Combining such an atomic approach to gathering research
results with a web-based presentation implies a lot of flexibility
for participating scholars: work may be done in smaller
segments by individuals who live far apart. Here lies a strong
driving force behind our work: similarly to already-successful
electronic means of communication (email, weblogs, discussion
lists), VHL allows small information packets to be published
and discussed. Being unsuitable for the essay format because
of their seemingly incomplete, fragmentary nature, these bits
of information might not otherwise be expressed at all.
Reducing the minimum size of a contribution to the knowledge
base from an article to a paragraph or sentence, provided a
review process is still employed, increases the net amount of
useful knowledge available for discussion. We hope that it will
actively encourage researchers to branch out and participate in
more conversations, perhaps creating a distributed version of
the editing process.
Stripping critical expression down to the essentials as expressed
through semantic tagging will either highlight or address (or
perhaps both) the difficulty Willard McCarty sees humanists
having "with any intellectual culture whose cognitive activity
is expressed in things rather than in words" (168). Thinking
about a text by encoding criticism directly into it bridges the
gap between the two, allowing multi-media corpora (literature,
sculpture, films, drawings) to be encoded within the same
electronic framework. Emphasis is shifted from the prose that
delivers ideas (which consumes time and energy and often
dilutes the argument) to precision in presenting the argument
itself. 2.3 Humanists and Code
The encoding process requires considerable resources; writing
up separate documentation is a significant enough amount of
additional work that it isn't often done well. For humanist
academics, it is absolutely necessary to be able to look at
semantic encoding and more or less understand it.
Mahoney, and Henry Ford before him, are right: the masses
are not mechanics. Yet, these days a certain amount of common
knowledge about how machines work is necessary. Since
semantically encoded electronic texts will only multiply as time
goes on, humanists must know what code is and understand
how it works. Knowledge of the underlying principles of
encoding is not yet widespread, and VHL has taken it as a goal
to present these principles in such a way that they become tacit
knowledge for the humanist. We are making all of our XML
code transparent -- any unit of text is viewable with all its code,
and the XML itself is easily human-readable and well
documented. Thus code remains an argument meant to be
discussed and challenged as necessary, not an implicit,
uncontestable premise.
Learning to read code may require non-trivial effort, but carries
with it an important additional benefit: it opens the door to a
format of academic expression markedly different from the
essay. Both have their uses, but mastering the basics of semantic
encoding is a learnable and improvable skill that is likely to
become tacit knowledge more readily than the much more
difficult natural-language rhetorical approach of essay writing.

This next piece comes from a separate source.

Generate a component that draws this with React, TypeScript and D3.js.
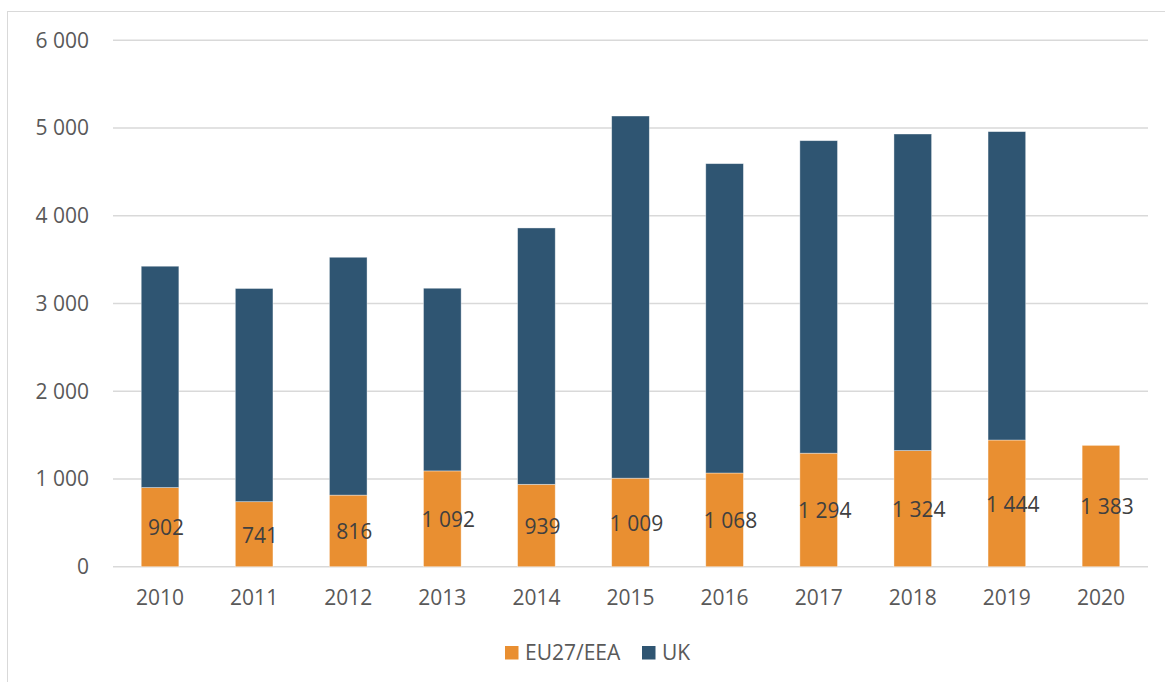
import React from "react";
import * as d3 from "d3";

const years = ["2010", "2011", "2012", "2013", "2014", "2015", "2016", "2017", "2018", "2019", "2020"];
const euValues = [902, 741, 816, 1092, 939, 1009, 1068, 1294, 1324, 1444, 1383];
const ukValues = [2523, 2430, 2711, 2082, 2922, 4128, 3526, 3562, 3608, 3515, 0];
const yTicks = [0, 1000, 2000, 3000, 4000, 5000, 6000];
const seriesNames = ["EU27/EEA", "UK"];
const seriesColors = ["#E98F31", "#2F5572"];

const W = 1165;
const H = 682;
const FONT = "'Open Sans', 'Liberation Sans', sans-serif";

const fmt = (v: number) => {
  const s = String(Math.round(v));
  return s.replace(/\B(?=(\d{3})+(?!\d))/g, " ");
};

export default function App() {
  const x = d3.scaleBand<string>().domain(years).range([113, 1148]).paddingInner(0.6).paddingOuter(0.3);
  const y = d3.scaleLinear().domain([0, 6000]).range([566.7, 40.3]);

  const rows = years.map((yr, i) => ({ year: yr, eu: euValues[i], uk: ukValues[i] }));
  const stack = d3.stack<any>().keys(["eu", "uk"]);
  const layers = stack(rows);

  return (
    <svg width={W} height={H} style={{ position: "absolute", left: 0, top: 0, background: "#fff" }}>
      <rect x={7.5} y={11.5} width={W + 20} height={H + 20} fill="#fff" stroke="#D9D9D9" strokeWidth={1} />
      {yTicks.map((t) => (
        <g key={t}>
          <line x1={113} x2={1148} y1={y(t)} y2={y(t)} stroke="#D9D9D9" strokeWidth={1.5} />
          <text x={89} y={y(t)} dy="0.35em" textAnchor="end" fontFamily={FONT} fontSize={21} fill="#595959">
            {fmt(t)}
          </text>
        </g>
      ))}
      {layers.map((layer, li) => (
        <g key={li}>
          {layer.map((d, i) =>
            d[1] - d[0] > 0 ? (
              <rect
                key={i}
                x={x(years[i])}
                y={y(d[1])}
                width={x.bandwidth()}
                height={y(d[0]) - y(d[1])}
                fill={seriesColors[li]}
                stroke="#ffffff"
                strokeOpacity={0.5}
                strokeWidth={0.75}
              />
            ) : null
          )}
        </g>
      ))}
      {years.map((yr, i) => (
        <text
          key={"lab" + yr}
          x={(x(yr) as number) + x.bandwidth() / 2 + 6}
          y={y(euValues[i] / 2) + 1}
          dy="0.35em"
          textAnchor="middle"
          fontFamily={FONT}
          fontSize={21}
          fill="#404040"
        >
          {fmt(euValues[i])}
        </text>
      ))}
      {years.map((yr) => (
        <text
          key={"x" + yr}
          x={(x(yr) as number) + x.bandwidth() / 2}
          y={598}
          dy="0.35em"
          textAnchor="middle"
          fontFamily={FONT}
          fontSize={21}
          fill="#595959"
        >
          {yr}
        </text>
      ))}
      <g>
        <rect x={505} y={646} width={13.5} height={13.5} fill={seriesColors[0]} />
        <text x={525} y={653} dy="0.35em" fontFamily={FONT} fontSize={21} fill="#595959">
          {seriesNames[0]}
        </text>
        <rect x={642} y={646} width={13.5} height={13.5} fill={seriesColors[1]} />
        <text x={662} y={653} dy="0.35em" fontFamily={FONT} fontSize={21} fill="#595959">
          {seriesNames[1]}
        </text>
      </g>
    </svg>
  );
}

Sentence structure, flow and finding the right word are essential
to the humanist; but encoding makes it easier to learn and
practice critical, in-depth analysis of texts.
3. Summary
Putting small bits of information together and hoping that a
larger picture will emerge is arguably risky. There is no
guarantee that the results will be interesting or useful. That
said, this risk is inherent in all academic discussion, and recent
experience indicates a movement (back?) toward tinkering with
primary sources directly. Stephen Ramsay's call to go in "with
a hunch borne of our collective musings" (171) encourages
play, frightening though it may be to dedicate extremely scarce
resources to the endeavor. This is where a playground like VHL
shines. It is a tool for collaborating, community building and
education that does not require a significant commitment of
finances or time from its participants. In fact, for it to function,
there need only be interest in the subject matter, and the
willingness to record a single thought.